■ Problem to work on ■
Skip every picture and transcribe the remaining material exactly.

____

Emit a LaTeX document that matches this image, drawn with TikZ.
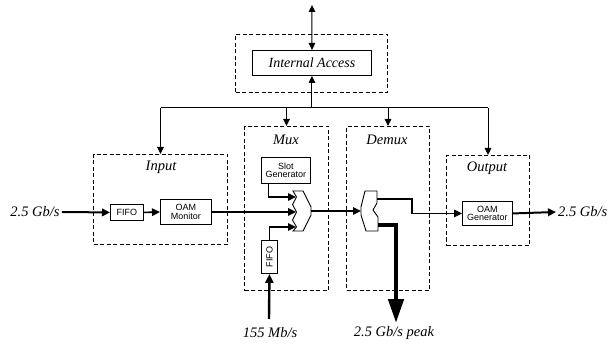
\documentclass[tikz,border=0pt]{standalone}
\usepackage{fontspec}
\setmainfont{Liberation Serif}
\newfontfamily\hsans{Liberation Sans}
\usetikzlibrary{arrows.meta,calc}
\begin{document}
\begin{tikzpicture}[x=1pt,y=-1pt,
 dbox/.style={draw, dash pattern=on 4pt off 2.5pt, line width=1pt, inner sep=0pt, anchor=north west},
 sbox/.style={draw, line width=0.9pt, font=\hsans\fontsize{9}{8.5}\selectfont, align=center, inner sep=0pt, anchor=north west},
 lab/.style={font=\itshape\fontsize{14.5}{15}\selectfont, inner sep=2pt},
 conn/.style={line width=1.6pt, -{Triangle[length=8pt,width=7.5pt]}},
 tarrow/.style={line width=1pt, -{Triangle[length=7pt,width=6.5pt]}},
 shapeline/.style={line width=0.9pt}
]
\useasboundingbox (0,0) rectangle (612,347);
% dashed boxes
\node[dbox, minimum width=152pt, minimum height=58pt] (iabox) at (235,34) {};
\node[dbox, minimum width=134pt, minimum height=90pt] (inbox) at (93,154) {};
\node[dbox, minimum width=84pt, minimum height=164pt] (muxbox) at (244,126) {};
\node[dbox, minimum width=83pt, minimum height=164pt] (dmxbox) at (346,126) {};
\node[dbox, minimum width=83pt, minimum height=90pt] (outbox) at (446,155) {};
% box labels
\node[lab] (linput) at (161,167) {Input};
\node[lab] (lmux) at (286,140) {Mux};
\node[lab] (ldemux) at (387,140) {Demux};
\node[lab] (loutput) at (487,168) {Output};
% solid boxes
\node[draw, line width=0.9pt, anchor=north west, minimum width=119pt, minimum height=25pt, inner sep=0pt, font=\itshape\fontsize{14}{15}\selectfont] (ia) at (252,50) {Internal Access};
\node[sbox, minimum width=33pt, minimum height=16pt] (fifoa) at (110,204) {FIFO};
\node[sbox, minimum width=51pt, minimum height=25pt] (oamm) at (160,199) {OAM\\Monitor};
\node[sbox, minimum width=49pt, minimum height=26pt] (slot) at (261,157) {Slot\\Generator};
\node[sbox, minimum width=16pt, minimum height=33pt] (fifob) at (261,240) {};
\node[font=\hsans\fontsize{9}{8.5}\selectfont, rotate=90, inner sep=0pt] (fifobt) at (fifob.center) {FIFO};
\node[sbox, minimum width=50pt, minimum height=24pt] (oamg) at (462,201) {OAM\\Generator};
% outside labels
\node[lab] (lin) at (35,212) {2.5 Gb/s};
\node[lab, anchor=west] (lout) at (556,212) {2.5 Gb/s};
\node[lab] (l155) at (270,333) {155 Mb/s};
\node[lab] (lpeak) at (394,333) {2.5 Gb/s peak};
% mux / demux shapes
\draw[shapeline] (293,191) -- (303,191) -- (311,207) -- (311,215) -- (303,231) -- (293,231)
  -- (296.5,227) -- (292.5,220) -- (296.5,212) -- (292.5,204.5) -- (296.5,197) -- cycle;
\draw[shapeline] (365,191) -- (377,191) -- (377,203) -- (373,210) -- (378,217) -- (378,231)
  -- (366,231) -- (361,215) -- (361,207) -- cycle;
\coordinate (m1) at (296,197);
\coordinate (m2) at (296,212);
\coordinate (m3) at (296,227);
\coordinate (mo) at (311,211);
\coordinate (di) at (361,211);
\coordinate (do1) at (377,199);
\coordinate (do2) at (378,225);
\coordinate (peak) at (396,323);
\coordinate (src155) at (269,319);
\coordinate (top) at (312,5);
\coordinate (bus) at (311,108);
% bus
\draw[line width=1pt] (inbox.north |- bus) -- (outbox.north |- bus);
\draw[tarrow] (inbox.north |- bus) -- (inbox.north);
\draw[tarrow] (muxbox.north |- bus) -- (muxbox.north);
\draw[tarrow] (dmxbox.north |- bus) -- (dmxbox.north);
\draw[tarrow] (outbox.north |- bus) -- (outbox.north);
\draw[tarrow] (ia.south |- bus) -- (ia.south);
\draw[line width=1pt, {Triangle[length=7pt,width=6.5pt]}-{Triangle[length=7pt,width=6.5pt]}] (top) -- (ia.north);
% data path
\draw[conn, line width=2pt] (lin.east) -- (fifoa.west);
\draw[conn] (fifoa.east) -- (oamm.west);
\draw[conn] (oamm.east) -- (oamm.east -| m2);
\draw[conn] ([xshift=-17.5pt]slot.south) |- (m1);
\draw[conn] (fifob.north) |- (m3);
\draw[line width=2.4pt, -{Triangle[length=9pt,width=8pt]}] (src155) -- (fifob.south);
\draw[conn] (mo) -- (di);
\draw[conn] (do1) -- ++(35,0) |- (oamg.west);
\draw[line width=4.5pt, line join=miter, -{Triangle[length=24pt,width=15pt]}] (do2) -| (peak);
\draw[conn, line width=2pt] (oamg.east) -- (lout.west);
\end{tikzpicture}
\end{document}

____

■ Solution to the exercise ■
Emit a LaTeX document that matches this image, drawn with TikZ.
\documentclass[tikz,border=0pt]{standalone}
\usepackage{fontspec}
\setmainfont{Liberation Serif}
\newfontfamily\hsans{Liberation Sans}
\usetikzlibrary{arrows.meta,calc}
\begin{document}
\begin{tikzpicture}[x=1pt,y=-1pt,
 dbox/.style={draw, dash pattern=on 4pt off 2.5pt, line width=1pt, inner sep=0pt, anchor=north west},
 sbox/.style={draw, line width=0.9pt, font=\hsans\fontsize{9}{8.5}\selectfont, align=center, inner sep=0pt, anchor=north west},
 lab/.style={font=\itshape\fontsize{14.5}{15}\selectfont, inner sep=2pt},
 conn/.style={line width=1.6pt, -{Triangle[length=8pt,width=7.5pt]}},
 tarrow/.style={line width=1pt, -{Triangle[length=7pt,width=6.5pt]}},
 shapeline/.style={line width=0.9pt}
]
\useasboundingbox (0,0) rectangle (612,347);
% dashed boxes
\node[dbox, minimum width=152pt, minimum height=58pt] (iabox) at (235,34) {};
\node[dbox, minimum width=134pt, minimum height=90pt] (inbox) at (93,154) {};
\node[dbox, minimum width=84pt, minimum height=164pt] (muxbox) at (244,126) {};
\node[dbox, minimum width=83pt, minimum height=164pt] (dmxbox) at (346,126) {};
\node[dbox, minimum width=83pt, minimum height=90pt] (outbox) at (446,155) {};
% box labels
\node[lab] (linput) at (161,167) {Input};
\node[lab] (lmux) at (286,140) {Mux};
\node[lab] (ldemux) at (387,140) {Demux};
\node[lab] (loutput) at (487,168) {Output};
% solid boxes
\node[draw, line width=0.9pt, anchor=north west, minimum width=119pt, minimum height=25pt, inner sep=0pt, font=\itshape\fontsize{14}{15}\selectfont] (ia) at (252,50) {Internal Access};
\node[sbox, minimum width=33pt, minimum height=16pt] (fifoa) at (110,204) {FIFO};
\node[sbox, minimum width=51pt, minimum height=25pt] (oamm) at (160,199) {OAM\\Monitor};
\node[sbox, minimum width=49pt, minimum height=26pt] (slot) at (261,157) {Slot\\Generator};
\node[sbox, minimum width=16pt, minimum height=33pt] (fifob) at (261,240) {};
\node[font=\hsans\fontsize{9}{8.5}\selectfont, rotate=90, inner sep=0pt] (fifobt) at (fifob.center) {FIFO};
\node[sbox, minimum width=50pt, minimum height=24pt] (oamg) at (462,201) {OAM\\Generator};
% outside labels
\node[lab] (lin) at (35,212) {2.5 Gb/s};
\node[lab, anchor=west] (lout) at (556,212) {2.5 Gb/s};
\node[lab] (l155) at (270,333) {155 Mb/s};
\node[lab] (lpeak) at (394,333) {2.5 Gb/s peak};
% mux / demux shapes
\draw[shapeline] (293,191) -- (303,191) -- (311,207) -- (311,215) -- (303,231) -- (293,231)
  -- (296.5,227) -- (292.5,220) -- (296.5,212) -- (292.5,204.5) -- (296.5,197) -- cycle;
\draw[shapeline] (365,191) -- (377,191) -- (377,203) -- (373,210) -- (378,217) -- (378,231)
  -- (366,231) -- (361,215) -- (361,207) -- cycle;
\coordinate (m1) at (296,197);
\coordinate (m2) at (296,212);
\coordinate (m3) at (296,227);
\coordinate (mo) at (311,211);
\coordinate (di) at (361,211);
\coordinate (do1) at (377,199);
\coordinate (do2) at (378,225);
\coordinate (peak) at (396,323);
\coordinate (src155) at (269,319);
\coordinate (top) at (312,5);
\coordinate (bus) at (311,108);
% bus
\draw[line width=1pt] (inbox.north |- bus) -- (outbox.north |- bus);
\draw[tarrow] (inbox.north |- bus) -- (inbox.north);
\draw[tarrow] (muxbox.north |- bus) -- (muxbox.north);
\draw[tarrow] (dmxbox.north |- bus) -- (dmxbox.north);
\draw[tarrow] (outbox.north |- bus) -- (outbox.north);
\draw[tarrow] (ia.south |- bus) -- (ia.south);
\draw[line width=1pt, {Triangle[length=7pt,width=6.5pt]}-{Triangle[length=7pt,width=6.5pt]}] (top) -- (ia.north);
% data path
\draw[conn, line width=2pt] (lin.east) -- (fifoa.west);
\draw[conn] (fifoa.east) -- (oamm.west);
\draw[conn] (oamm.east) -- (oamm.east -| m2);
\draw[conn] ([xshift=-17.5pt]slot.south) |- (m1);
\draw[conn] (fifob.north) |- (m3);
\draw[line width=2.4pt, -{Triangle[length=9pt,width=8pt]}] (src155) -- (fifob.south);
\draw[conn] (mo) -- (di);
\draw[conn] (do1) -- ++(35,0) |- (oamg.west);
\draw[line width=4.5pt, line join=miter, -{Triangle[length=24pt,width=15pt]}] (do2) -| (peak);
\draw[conn, line width=2pt] (oamg.east) -- (lout.west);
\end{tikzpicture}
\end{document}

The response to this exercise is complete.